WOLCOTT — Kaiti Lembo singled home Tayler Boncal with two outs in the bottom of the seventh for the winning run to propel Woodland over Holy Cross, 2-1, in Tuesday’s Naugatuck Valley League tournament semifinal and move the Hawks to Thursday’s league championship against Seymour.
Lembo roped an 0-1 fastball by Crusaders ace Tori Cheske back up the chute to score Boncal, who had reached on a leadoff walk.
“Basically I was looking for something I felt comfortable hitting,” Lembo said. “I hadn’t seen her changeup yet, and I wanted to stay away from her riseball, so I just looked for something else I could hit.”
Cheske was excellent all night for the Crusaders, allowing six hits while striking out 14 and walking four. But in the first matchup of the season between Cheske and Katie Alfiere, Alfiere came out on top—like she’s done 17 times this season. Alfiere allowed just three hits, fanned eight and walked only two, while still at less than full physical capability.

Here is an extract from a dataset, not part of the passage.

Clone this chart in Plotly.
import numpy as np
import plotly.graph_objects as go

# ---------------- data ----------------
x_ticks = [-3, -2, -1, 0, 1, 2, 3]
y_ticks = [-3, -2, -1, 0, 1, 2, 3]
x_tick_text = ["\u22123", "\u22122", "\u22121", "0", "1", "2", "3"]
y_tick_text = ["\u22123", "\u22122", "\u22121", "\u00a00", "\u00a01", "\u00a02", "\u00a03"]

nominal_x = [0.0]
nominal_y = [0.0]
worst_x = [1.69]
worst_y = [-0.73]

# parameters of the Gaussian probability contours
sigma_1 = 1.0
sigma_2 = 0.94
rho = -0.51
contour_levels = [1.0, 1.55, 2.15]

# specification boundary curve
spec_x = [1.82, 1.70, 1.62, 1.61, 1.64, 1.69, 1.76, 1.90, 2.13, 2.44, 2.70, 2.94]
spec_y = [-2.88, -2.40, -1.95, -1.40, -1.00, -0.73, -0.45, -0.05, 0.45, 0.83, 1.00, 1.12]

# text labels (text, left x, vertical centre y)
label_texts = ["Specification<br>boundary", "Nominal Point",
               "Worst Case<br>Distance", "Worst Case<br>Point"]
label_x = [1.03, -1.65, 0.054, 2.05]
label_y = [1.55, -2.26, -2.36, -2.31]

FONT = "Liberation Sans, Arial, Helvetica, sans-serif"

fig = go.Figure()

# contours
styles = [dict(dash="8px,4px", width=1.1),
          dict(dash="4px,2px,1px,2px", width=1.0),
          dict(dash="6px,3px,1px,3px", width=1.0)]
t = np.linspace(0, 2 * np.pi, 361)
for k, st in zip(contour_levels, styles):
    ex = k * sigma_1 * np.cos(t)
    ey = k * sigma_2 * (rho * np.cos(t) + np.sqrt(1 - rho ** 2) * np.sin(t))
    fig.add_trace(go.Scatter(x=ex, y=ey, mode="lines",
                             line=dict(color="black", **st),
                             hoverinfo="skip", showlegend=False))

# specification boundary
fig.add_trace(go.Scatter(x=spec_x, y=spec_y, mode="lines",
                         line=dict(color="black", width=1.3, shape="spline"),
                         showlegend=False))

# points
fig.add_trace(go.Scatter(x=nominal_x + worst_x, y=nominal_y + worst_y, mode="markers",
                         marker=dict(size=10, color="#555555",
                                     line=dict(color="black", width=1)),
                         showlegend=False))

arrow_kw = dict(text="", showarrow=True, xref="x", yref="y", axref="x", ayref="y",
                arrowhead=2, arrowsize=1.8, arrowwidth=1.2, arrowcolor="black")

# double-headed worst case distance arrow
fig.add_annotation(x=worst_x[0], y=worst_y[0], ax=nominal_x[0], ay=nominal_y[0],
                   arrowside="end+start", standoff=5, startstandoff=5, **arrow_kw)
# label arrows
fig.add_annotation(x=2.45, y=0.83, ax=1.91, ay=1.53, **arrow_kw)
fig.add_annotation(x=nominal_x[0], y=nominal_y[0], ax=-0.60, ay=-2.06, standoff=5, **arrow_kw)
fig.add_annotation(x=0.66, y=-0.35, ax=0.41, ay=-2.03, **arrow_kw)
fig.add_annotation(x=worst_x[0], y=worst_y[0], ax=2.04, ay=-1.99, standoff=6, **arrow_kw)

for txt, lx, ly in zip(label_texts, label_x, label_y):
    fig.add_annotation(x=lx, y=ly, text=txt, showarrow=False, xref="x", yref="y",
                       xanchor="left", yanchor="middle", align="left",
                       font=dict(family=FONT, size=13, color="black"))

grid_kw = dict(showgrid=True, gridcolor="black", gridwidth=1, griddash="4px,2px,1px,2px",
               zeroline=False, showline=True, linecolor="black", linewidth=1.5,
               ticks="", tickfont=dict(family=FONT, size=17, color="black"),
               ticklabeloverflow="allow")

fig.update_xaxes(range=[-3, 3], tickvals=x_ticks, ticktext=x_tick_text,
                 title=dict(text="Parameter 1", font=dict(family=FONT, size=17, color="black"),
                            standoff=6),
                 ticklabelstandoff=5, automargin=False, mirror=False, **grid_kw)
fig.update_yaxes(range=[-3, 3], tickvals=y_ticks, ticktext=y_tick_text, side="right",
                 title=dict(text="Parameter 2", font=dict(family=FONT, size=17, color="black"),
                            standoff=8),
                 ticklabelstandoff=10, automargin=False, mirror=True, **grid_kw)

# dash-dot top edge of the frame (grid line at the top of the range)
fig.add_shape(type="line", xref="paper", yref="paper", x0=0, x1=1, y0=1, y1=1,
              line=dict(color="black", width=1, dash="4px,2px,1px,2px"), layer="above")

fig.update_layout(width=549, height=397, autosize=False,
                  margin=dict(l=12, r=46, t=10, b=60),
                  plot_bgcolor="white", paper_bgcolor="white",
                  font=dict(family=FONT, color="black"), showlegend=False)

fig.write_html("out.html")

“I felt that I wasn’t tired in the seventh inning like I was Monday,” Alfiere said. “But I was still only at like 80 percent.”
Alfiere’s only hiccup came in the sixth inning, when she plunked Cheske in the head with her first pitch. Cheske moved to second on a sacrifice bunt and advanced to third on a wild pitch before being bunted home to tie the score at 1-1.

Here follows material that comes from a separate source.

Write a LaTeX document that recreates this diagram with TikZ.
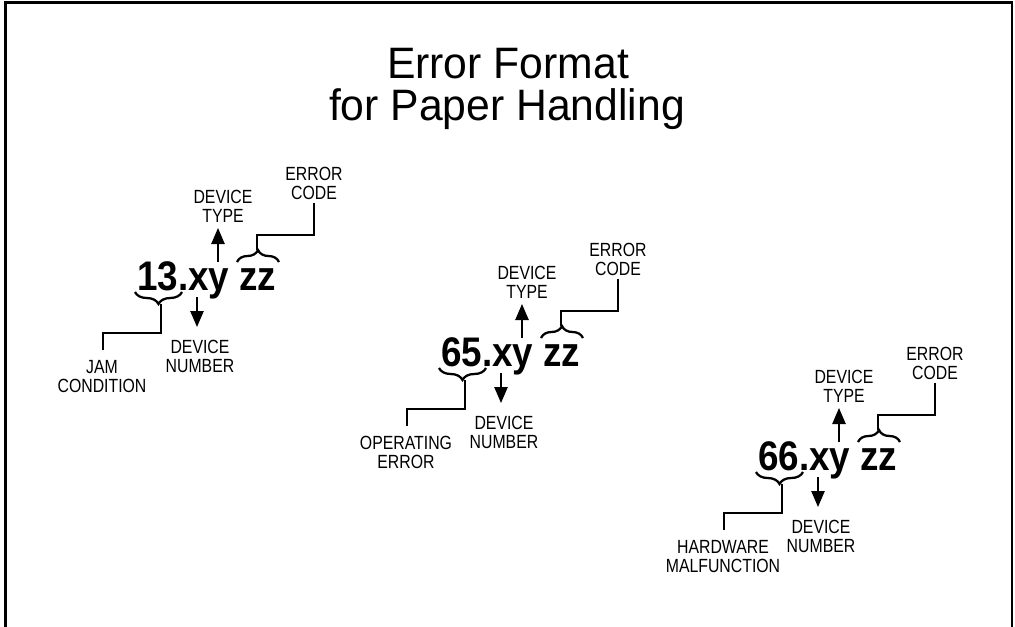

Alfiere faced trouble several other times throughout the night, including a bases-loaded, one-out situation in the third, but she maneuvered herself out of the mess with a strikeout and a groundout.

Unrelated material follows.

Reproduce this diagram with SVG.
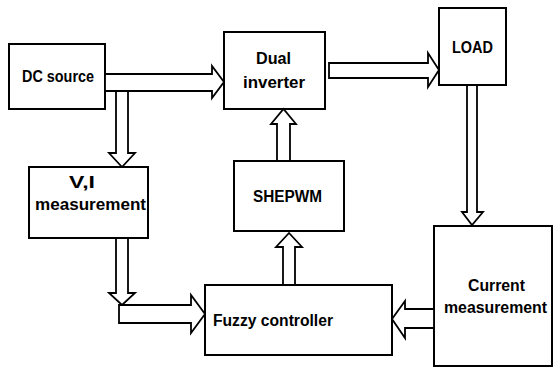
<svg xmlns="http://www.w3.org/2000/svg" width="553" height="369" viewBox="0 0 553 369">
<style>
.box{fill:#fff;stroke:#000;stroke-width:2}
.arr{fill:#fff;stroke:#000;stroke-width:1.8;stroke-linejoin:miter}
.t{font-family:"Liberation Sans","Open Sans",Arial,sans-serif;font-weight:bold;font-size:16px;fill:#000}
</style>
<rect width="553" height="369" fill="#fff"/>
<g id="dc-source">
<rect class="box" x="9" y="44" width="96" height="65"/>
<text class="t" x="22" y="82" textLength="72" lengthAdjust="spacingAndGlyphs">DC source</text>
</g>
<g id="dual-inverter">
<rect class="box" x="224" y="32" width="101" height="77"/>
<text class="t" x="256" y="64" textLength="35" lengthAdjust="spacingAndGlyphs">Dual</text>
<text class="t" x="243" y="88" textLength="62" lengthAdjust="spacingAndGlyphs">inverter</text>
</g>
<g id="load">
<rect class="box" x="439" y="8" width="67" height="77"/>
<text class="t" x="452" y="53" textLength="41" lengthAdjust="spacingAndGlyphs">LOAD</text>
</g>
<g id="vi-measurement">
<rect class="box" x="29" y="167" width="119" height="71"/>
<text class="t" x="69" y="188" textLength="26" lengthAdjust="spacingAndGlyphs">V,I</text>
<text class="t" x="35" y="210" textLength="111" lengthAdjust="spacingAndGlyphs">measurement</text>
</g>
<g id="shepwm">
<rect class="box" x="234" y="161" width="110" height="70"/>
<text class="t" x="253" y="202" textLength="69" lengthAdjust="spacingAndGlyphs">SHEPWM</text>
</g>
<g id="fuzzy-controller">
<rect class="box" x="205" y="285" width="187" height="70"/>
<text class="t" x="213" y="326" textLength="120" lengthAdjust="spacingAndGlyphs">Fuzzy controller</text>
</g>
<g id="current-measurement">
<rect class="box" x="434" y="226" width="118" height="140"/>
<text class="t" x="468" y="291" textLength="57" lengthAdjust="spacingAndGlyphs">Current</text>
<text class="t" x="444" y="313" textLength="103" lengthAdjust="spacingAndGlyphs">measurement</text>
</g>
<g id="connectors">
<polygon class="arr" points="105,74 212,74 212,66 224,82 212,98 212,91 105,91"/>
<polygon class="arr" points="116,91 128,91 128,153 135,153 122,167 109,153 116,153"/>
<polygon class="arr" points="116,238 128,238 128,293 135,293 122,305 109,293 116,293"/>
<polygon class="arr" points="119,305 191,305 191,295 205,314 191,333 191,323 119,323"/>
<polygon class="arr" points="283,285 283,247 276,247 289,233 302,247 295,247 295,285"/>
<polygon class="arr" points="277,161 277,124 271,124 283.5,109 296,124 290,124 290,161"/>
<polygon class="arr" points="329,63 428,63 428,53 439,70 428,87 428,78 329,78"/>
<polygon class="arr" points="467,85 477,85 477,212 483,212 472,225 462,212 467,212"/>
<polygon class="arr" points="434,309 405,309 405,301 392,319 405,338 405,328 434,328"/>
</g>
</svg>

She pitched with a lead most of the game, after Woodland scored its first run in the second. Lembo led off with a single, followed by a pair of walks by Rebecca Norton and Emily Wirsing. After a pair of strikeouts, Lindsay Boland was hit by the pitch to force in the first run of the night.
The Hawks had other chances as well. They left the bases loaded in the second and again in the fifth, when they packed the bags with one out, only to strike out twice to end the inning.
“We did do a better job of laying off Cheske’s riseball tonight,” Luddy said, “but looking at the low and outside fastball that was continuously called a strike with the bases loaded hurt.”